Выбор | страница 88
И он обратной стороной ладони, не запачканной в краске, погладил щеку дочери, сказал:
- Я не стал другим, Вика. - Он отошел к раковине и принялся мыть кисти в мыльной воде. - Даже больше, - сказал он, с виноватой улыбкой поглядывая на Викторию и в то же время думая о внезапности простого, сейчас осознанного им ощущения: "Неужели вот это сидит в кресле моя дочь, неужели в ней часть Марии и часть меня, наша сущность, наша единственная надежда, наше продолжение в мире? Что же я должен сделать для нее, чтобы она поняла, что они - Мария и она - мне дороже всего, что жить я без них не смог бы..." Даже больше, Вика. Ты так и скажи маме: он любит нас сильнее, чем раньше. Но я должен побыть немного здесь, в мастерской, поработать, подумать. И вы немного отдохните от меня. Вы должны немного отдохнуть от меня, - повторил он. - Так надо.
- Скажи, па, откровенно: в последнее время между тобой и мамой ничего не произошло?
"Произошло разве?" - подумал он, чувствуя в своем состоянии равные и правду и ложь, потому что ничего не произошло, нарушившего их прежнюю жизнь, и вместе с тем произошло нечто неудобное для обоих, некоторое время назад незаметно создавшееся, что трудно стало преодолевать, когда они оставались вдвоем, и, уезжая из дома, запершись в мастерской, он убеждал себя, что и это надо тоже пережить в работе и одиночестве.
- Все в порядке, дочь, между мной и мамой никаких страшных событий не произошло, - сказал почти шутливо Васильев. - Может быть, мы чуть-чуть устали оба.
- Мама стала ужасно много курить. Она даже похудела.
- И ты тоже куришь, дочь. Надо ли?
Она не ответила.
Он разложил кисти на столике, заляпанном краской, и тут заметил ее взгляд, обращенный мимо него в солнечное сверкание окна, огромного, заиндевелого. Она сидела в распахнутой дубленке, облокотясь, подперев согнутым указательным пальцем подбородок, ее глаза, пронизанные белизной морозного света, уже смотрели куда-то в февральское утро, были задумчивы, отдалены, грустны, - и знакомая спазма жалости удушливо стиснула горло Васильева, будто он был виноват в ее болезни, случившейся два года назад, в ее бледности, вот в этой пугающей его задумчивости.
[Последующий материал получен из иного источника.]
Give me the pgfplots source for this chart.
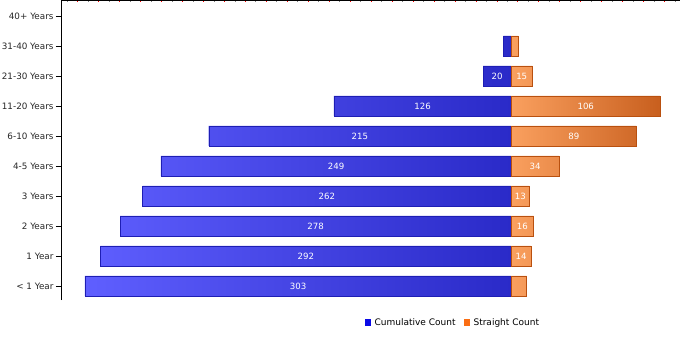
\documentclass[border=0pt]{standalone}
\usepackage{pgfplots}
\pgfplotsset{compat=1.18}
\usepackage{fontspec}
\setmainfont{DejaVu Sans}
\definecolor{bluel}{RGB}{95,95,255}
\definecolor{blued}{RGB}{42,42,200}
\definecolor{blueb}{RGB}{30,30,180}
\definecolor{orl}{RGB}{250,160,95}
\definecolor{ord}{RGB}{200,95,30}
\definecolor{orb}{RGB}{185,80,15}
\definecolor{legblue}{RGB}{10,10,230}
\definecolor{legor}{RGB}{250,110,20}
\begin{document}
\begin{tikzpicture}
\useasboundingbox (0,0) rectangle (700bp,350bp);
\begin{axis}[
  at={(61bp,50bp)}, anchor=south west,
  scale only axis, width=619bp, height=300bp,
  xmin=-320, xmax=120, ymin=-0.467, ymax=9.533,
  axis x line=top, axis y line=left, axis line style={-,black},
  xtick={-315.8,-300.9,...,120}, minor x tick num=1,
  xticklabels={},
  major x tick style={gray}, minor x tick style={red},
  tick align=center, major tick length=5bp, minor tick length=5bp,
  ytick={0,...,9},
  yticklabels={{< 1 Year},{1 Year},{2 Years},{3 Years},{4-5 Years},{6-10 Years},{11-20 Years},{21-30 Years},{31-40 Years},{40+ Years}},
  y tick style={black},
  yticklabel style={font=\fontsize{8.8bp}{10bp}\selectfont, text=black!85, xshift=1bp},
  xbar, bar width=20bp, bar shift=0pt,
  legend style={at={(0.633,-0.075)}, anchor=center, draw=none, fill=none, legend columns=2,
    font=\fontsize{9bp}{10bp}\selectfont, /tikz/every even column/.append style={column sep=6bp}},
  clip=false,
]
\addplot[forget plot, draw=blueb, left color=bluel, right color=blued] coordinates {
(-303,0) (-292,1) (-278,2) (-262,3) (-249,4) (-215,5) (-126,6) (-20,7) (-5.5,8)};
\addplot[forget plot, draw=orb, left color=orl, right color=ord] coordinates {
(11,0) (14,1) (16,2) (13,3) (34,4) (89,5) (106,6) (15,7) (5,8)};
\addplot[forget plot, only marks, mark=none, nodes near coords, point meta=explicit symbolic,
  every node near coord/.style={anchor=center, text=white, font=\fontsize{8.6bp}{9bp}\selectfont}]
  table[meta=l] {
x y l
-151.5 0 303
-146 1 292
-139 2 278
-131 3 262
-124.5 4 249
-107.5 5 215
-63 6 126
-10 7 20
7 1 14
8 2 16
6.5 3 13
17 4 34
44.5 5 89
53 6 106
7.5 7 15
};
\addlegendimage{legend image code/.code={\fill[legblue,draw=none] (0,-3bp) rectangle (6bp,3bp); \path[draw=none,fill=none] (0,0) -- (8bp,0);}}
\addlegendentry{Cumulative Count}
\addlegendimage{legend image code/.code={\fill[legor,draw=none] (0,-3bp) rectangle (6bp,3bp); \path[draw=none,fill=none] (0,0) -- (8bp,0);}}
\addlegendentry{Straight Count}
\end{axis}
\end{tikzpicture}
\end{document}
Он спросил вполголоса:
- Ты здорова, милая?
- Меня нет дома, па. - Она пожала плечом.
- Ты не хочешь мне отвечать?
- Я здорова, как слониха. - Она закрыла глаза, откинулась затылком к спинке кресла, сказала ненатурально веселым шепотом: - Только душа немного болит, па. Тихонечко себе ноет и не перестает. Но это - пустяки, пройдет. Понимаешь, па?